Le traitement de certaines démarches est par ailleurs simplifié : l’enregistrement des PACS et changements de prénoms est confié aux officiers de l’état civil, la procédure de surendettement est simplifiée. Le texte prévoit également la suppression les tribunaux correctionnels des mineurs, « parce que c’est complexe, parce que c’est inutile et parce que c’est fondamentalement hostile [...] à la primauté de l’éducatif ». « Les faits ont démenti leur pertinence puisque nous savons maintenant qu’il y a seulement 1 % de la délinquance des mineurs qui est traité par les tribunaux correctionnels pour mineurs ». La mise en place de ces tribunaux a « complexifié les procédures puisqu’il y a pas de juge spécialisé ». « On combat la délinquance des mineurs d’abord par l’éducatif et donc du coup considérer qu’un tribunal composé de juges non spécialisés allait prononcer des sanctions plus dures était une illusion que l’ancienne majorité a poursuivi ».

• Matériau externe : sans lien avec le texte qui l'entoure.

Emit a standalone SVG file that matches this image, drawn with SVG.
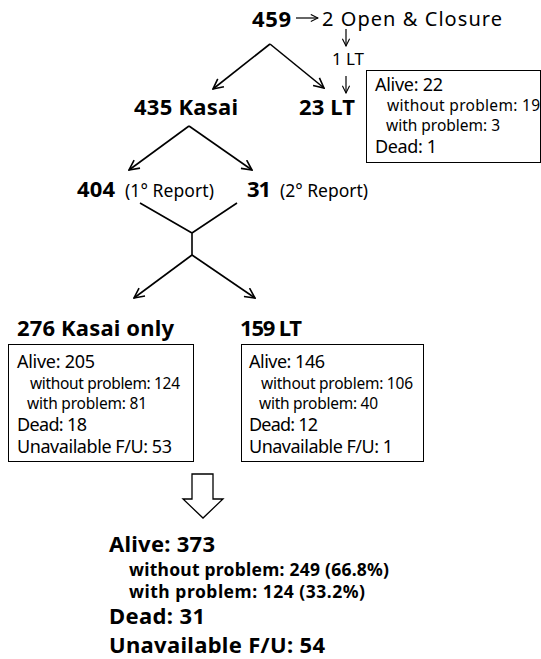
<svg xmlns="http://www.w3.org/2000/svg" width="541" height="659" viewBox="0 0 541 659">
<defs>
<marker id="ah" viewBox="0 0 12 12" refX="11" refY="6" markerWidth="12" markerHeight="12" markerUnits="userSpaceOnUse" orient="auto">
<path d="M1,1 L11,6 L1,11" fill="none" stroke="#000" stroke-width="1.6"/>
</marker>
<marker id="sh" viewBox="0 0 10 10" refX="9" refY="5" markerWidth="9" markerHeight="9" markerUnits="userSpaceOnUse" orient="auto">
<path d="M1,1 L9,5 L1,9" fill="none" stroke="#000" stroke-width="1.2"/>
</marker>
<style>
text{font-family:"Noto Sans","Noto Sans CJK KR",sans-serif;fill:#000}
.b{font-weight:bold;font-size:22px}
.sb{font-weight:bold;font-size:17.5px}
.m{font-size:18px}
.s{font-size:15.5px}
.box{fill:#fff;stroke:#000;stroke-width:1}
.ln{fill:none;stroke:#000;stroke-width:1.6}
.thin{fill:none;stroke:#000;stroke-width:1.2}
</style>
</defs>
<g id="connectors">
<path class="ln" d="M270,44 L213,89" marker-end="url(#ah)"/>
<path class="ln" d="M270,44 L324,88" marker-end="url(#ah)"/>
<path class="thin" d="M296,18 L318,18" marker-end="url(#sh)"/>
<path class="thin" d="M346,29 L346,46" marker-end="url(#sh)"/>
<path class="thin" d="M346,76 L346,93" marker-end="url(#sh)"/>
<path class="ln" d="M189,126 L129,170" marker-end="url(#ah)"/>
<path class="ln" d="M189,126 L252,170" marker-end="url(#ah)"/>
<path class="ln" d="M140,203 L192,233 L237,203 M192,233 L192,255"/>
<path class="ln" d="M192,255 L134,298" marker-end="url(#ah)"/>
<path class="ln" d="M192,255 L255,298" marker-end="url(#ah)"/>
</g>
<g id="n459">
<text x="252" y="27" class="b" textLength="39">459</text>
<text x="322" y="26" style="font-size:20px" textLength="180">2 Open &amp; Closure</text>
</g>
<g id="n1lt"><text x="332" y="65" style="font-size:17px" textLength="32">1 LT</text></g>
<g id="n435"><text x="134" y="115" class="b" textLength="104">435 Kasai</text></g>
<g id="n23">
<text x="299" y="115" class="b" textLength="56">23 LT</text>
<rect class="box" x="366.5" y="70.5" width="174" height="92"/>
<text x="375" y="91" class="m" textLength="68">Alive: 22</text>
<text x="387" y="111" class="s" textLength="153">without problem: 19</text>
<text x="386" y="131" class="s" textLength="114">with problem: 3</text>
<text x="375" y="153" class="m" textLength="62">Dead: 1</text>
</g>
<g id="n404">
<text x="77" y="197" class="b" textLength="38">404</text>
<text x="125" y="197" style="font-size:17.5px" textLength="89">(1° Report)</text>
</g>
<g id="n31">
<text x="247" y="197" class="b" textLength="24">31</text>
<text x="280" y="197" style="font-size:17.5px" textLength="88">(2° Report)</text>
</g>
<g id="n276">
<text x="17" y="336" class="b" textLength="157">276 Kasai only</text>
<rect class="box" x="8.5" y="344.5" width="185" height="117"/>
<text x="17" y="368" class="m" textLength="78">Alive: 205</text>
<text x="30" y="389" class="s" textLength="150">without problem: 124</text>
<text x="27" y="409" class="s" textLength="120">with problem: 81</text>
<text x="17" y="431" class="m" textLength="70">Dead: 18</text>
<text x="17" y="453" class="m" textLength="155">Unavailable  F/U: 53</text>
</g>
<g id="n159">
<text x="240" y="336" class="b" textLength="62">159 LT</text>
<rect class="box" x="241.5" y="344.5" width="182" height="117"/>
<text x="249" y="368" class="m" textLength="76">Alive: 146</text>
<text x="261" y="389" class="s" textLength="152">without problem: 106</text>
<text x="259" y="409" class="s" textLength="119">with problem: 40</text>
<text x="249" y="431" class="m" textLength="69">Dead: 12</text>
<text x="249" y="453" class="m" textLength="144">Unavailable  F/U: 1</text>
</g>
<g id="bigarrow">
<path d="M192,474 L213,474 L213,499 L223,499 L203,518 L183,499 L192,499 Z" fill="#fff" stroke="#000" stroke-width="1.3"/>
</g>
<g id="summary">
<text x="109" y="552" class="b" textLength="106">Alive: 373</text>
<text x="129" y="576" class="sb" textLength="260">without problem: 249 (66.8%)</text>
<text x="129" y="598" class="sb" textLength="236">with problem: 124 (33.2%)</text>
<text x="109" y="624" class="b" textLength="96">Dead: 31</text>
<text x="109" y="653" class="b" textLength="216">Unavailable F/U: 54</text>
</g>
</svg>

Enfin, le Premier ministre a permis de « dégeler […] 107 M€ pour les juridictions ». « Ça fera plus de dépenses utiles dans les juridictions qu’il y en avait eues l’année dernière. Ainsi, 41 M€ seront consacrés « aux frais de justice par exemple », pour les analyses génétiques, psychiatriques … avec l’objectif de réduire les délais de paiement de 4 à 2 mois ; 27 M€ seront dédiés au dépenses de fonctionnement afin d’accompagner le déploiement des services d’accueil unique du justiciable, 21 M€ pour l’information et 18 M€ pour l’immobilier.